GLORIA COATES: Symphony No. 15; Cantata da Requiem; Transitions – Vienna Radio Symphony Orchestra/ Michael Boder, conductor/ Teri Dunn, soprano/ Talisker Players of Toronto/ Ars Nova Ensemble Nuremburg/ Werner Heider – Naxos

by | Mar 1, 2008 | Classical CD Reviews | 0 comments

GLORIA COATES: Symphony No. 15; Cantata da Requiem; Transitions – Vienna Radio Symphony Orchestra/ Michael Boder, conductor/ Teri Dunn, soprano/ Talisker Players of Toronto/ Ars Nova Ensemble Nuremburg/ Werner Heider – Naxos 8.559371, 59:12 ***:

Gloria Coates is an American in Munich (since 1969) that has the honor of being the most prolific woman symphonist we have today. She also studied with Alexander Tcherepnin and has been a tireless advocate for American music overseas and at home, where she also maintains a residence. Kyle Gann, the author of the notes to this release, has served as an advocate for many years, and his excellent notes attempt to explain her music, but it is quite difficult to categorize. One might say that she remains at the forefront of “modern” music, and one cannot approach her work in a traditional manner. She relies heavily on string glissandos, and if you heard only one of her pieces you might think it mere gimmickry. However, the technique is found everywhere in her work, and so the conclusion must be that there is something about it that she feels really expresses something deep down.

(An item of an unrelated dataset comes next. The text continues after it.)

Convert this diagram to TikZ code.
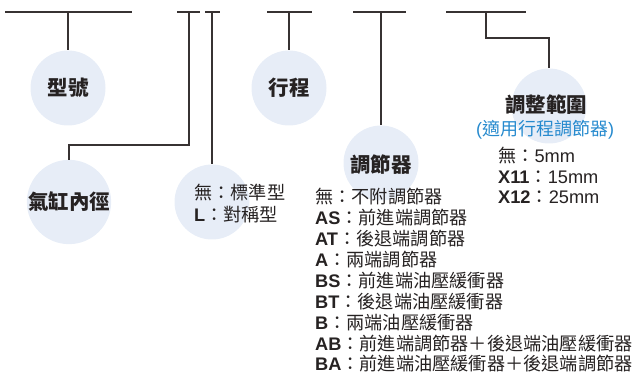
\documentclass[tikz,border=0pt]{standalone}
\usepackage{fontspec}
\setmainfont{Liberation Sans}
\newfontfamily\cjk{Noto Sans CJK TC}
\definecolor{ink}{RGB}{38,34,34}
\definecolor{wire}{RGB}{55,50,50}
\definecolor{bub}{RGB}{231,237,247}
\definecolor{note}{RGB}{38,138,206}
\newcommand{\optln}[2]{{\bfseries #1}{\cjk ：#2}}
\begin{document}
\begin{tikzpicture}[x=1pt,y=-1pt,
  bubble/.style={circle,fill=bub,minimum size=75pt,inner sep=0pt,text=ink,
    font=\cjk\bfseries\fontsize{20.5}{22}\selectfont},
  wireline/.style={draw=wire,line width=1.4pt},
  opt/.style={anchor=west,inner sep=0pt,text=ink,font=\fontsize{18.2}{20}\selectfont},
  titletext/.style={inner sep=0pt,text=ink,font=\cjk\bfseries\fontsize{20.5}{22}\selectfont},
  notetext/.style={inner sep=0pt,text=note,font=\fontsize{18}{20}\selectfont}]
\useasboundingbox (0,0) rectangle (640,374);
% bubbles
\node[bubble] (c1) at (68,88) {型號};
\node[bubble] (c2) at (69,202) {氣缸內徑};
\node[bubble] (c3) at (212,202) {};
\node[bubble] (c4) at (289,88) {行程};
\node[bubble] (c5) at (381,163) {};
\node[bubble] (c6) at (549,106) {};
\node[titletext] (t5) at (381,165) {調節器};
\node[titletext] (t6) at (546,105) {調整範圍};
\node[notetext] (n6) at (545,130) {({\cjk 適用行程調節器})};
% bars
\coordinate (b1a) at (5,12);   \coordinate (b1b) at (132,12); \coordinate (b1m) at (68,12);
\coordinate (b2a) at (177,12); \coordinate (b2b) at (200,12); \coordinate (b2m) at (189,12);
\coordinate (b3a) at (205,12); \coordinate (b3b) at (220,12); \coordinate (b3m) at (212,12);
\coordinate (b4a) at (267,12); \coordinate (b4b) at (312,12); \coordinate (b4m) at (289,12);
\coordinate (b5a) at (353,12); \coordinate (b5b) at (406,12); \coordinate (b5m) at (381,12);
\coordinate (b6a) at (446,12); \coordinate (b6b) at (526,12); \coordinate (b6m) at (486,12);
\coordinate (k2) at (0,145);
\coordinate (k6) at (0,38);
\draw[wireline] (b1a) -- (b1b);
\draw[wireline] (b2a) -- (b2b);
\draw[wireline] (b3a) -- (b3b);
\draw[wireline] (b4a) -- (b4b);
\draw[wireline] (b5a) -- (b5b);
\draw[wireline] (b6a) -- (b6b);
\draw[wireline] (b1m) -- (c1.north);
\draw[wireline] (b2m) -- (b2m |- k2) -- (c2.north |- k2) -- (c2.north);
\draw[wireline] (b3m) -- (c3.north);
\draw[wireline] (b4m) -- (c4.north);
\draw[wireline] (b5m) -- (c5.north);
\draw[wireline] (b6m) -- (b6m |- k6) -- (c6.north |- k6) -- (c6.north);
% middle list
\node[opt] (m1) at (194,193) {\cjk 無：標準型};
\node[opt] (m2) at (194,215) {\optln{L}{對稱型}};
% right list
\node[opt] (r1) at (498,156) {{\cjk 無：}5mm};
\node[opt] (r2) at (498,177) {{\bfseries X11}{\cjk ：}15mm};
\node[opt] (r3) at (498,197) {{\bfseries X12}{\cjk ：}25mm};
% left list
\node[opt] (l1) at (315,197) {\cjk 無：不附調節器};
\node[opt] (l2) at (315,218) {\optln{AS}{前進端調節器}};
\node[opt] (l3) at (315,239) {\optln{AT}{後退端調節器}};
\node[opt] (l4) at (315,260) {\optln{A}{兩端調節器}};
\node[opt] (l5) at (315,281) {\optln{BS}{前進端油壓緩衝器}};
\node[opt] (l6) at (315,302) {\optln{BT}{後退端油壓緩衝器}};
\node[opt] (l7) at (315,323) {\optln{B}{兩端油壓緩衝器}};
\node[opt] (l8) at (315,344) {\optln{AB}{前進端調節器＋後退端油壓緩衝器}};
\node[opt] (l9) at (315,364) {\optln{BA}{前進端油壓緩衝器＋後退端調節器}};
\end{tikzpicture}
\end{document}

Her latest symphony (No. 15) is a good example, with the first movement immediately introducing us to this construct, and after patient and not-easy listening you can actually begin to understand her fascination with glissandos and the fact that she has adopted the technique as a means for expression almost as another composer adopts major triads. Not that those are missing from her work either, as there is a Alfred Schnittke-like obsession with emerging tonal ghosts from other periods of time floating through much of her work. Both the Symphony (fallaciously called “homage to Mozart”) and the Transitions for chamber orchestra explore this concept, the latter piece eventually turning into her Forth Symphony. The music is static for most of the time, occasionally with some slow motion, and she is not averse to incorporating literal accounts of aspects of music from other periods, as when the chaconne bass line from “Dido’s Lament” in Dido and Aeneas by Purcell serves as the unifying factor in the first movement of Transitions.

The most interesting piece is the Cantata da Requiem (originally titled Voices of Women in Wartime) written when she toured the concentration camp in Dachau at the time of the Vietnam War and the Olympic terrorist attack. It is set for voice, strings, piano, and percussion, and cleverly uses a variety of German and English texts from the poetry of Marianne Moore to a wartime BBC weather report to a poem from a 1943 Bavarian newspaper. I found the work subtle and affecting, words I cannot use about the two other pieces here, perhaps because the setting of words force the composer to be more direct in expression than the abstract titles that litter the other pieces.

Performances do the music credit, and the sound is very good in all three works. I can’t say I would buy this CD, but if you like the manners and wiles of the modernists, Coates is certainly one of the more interesting ones.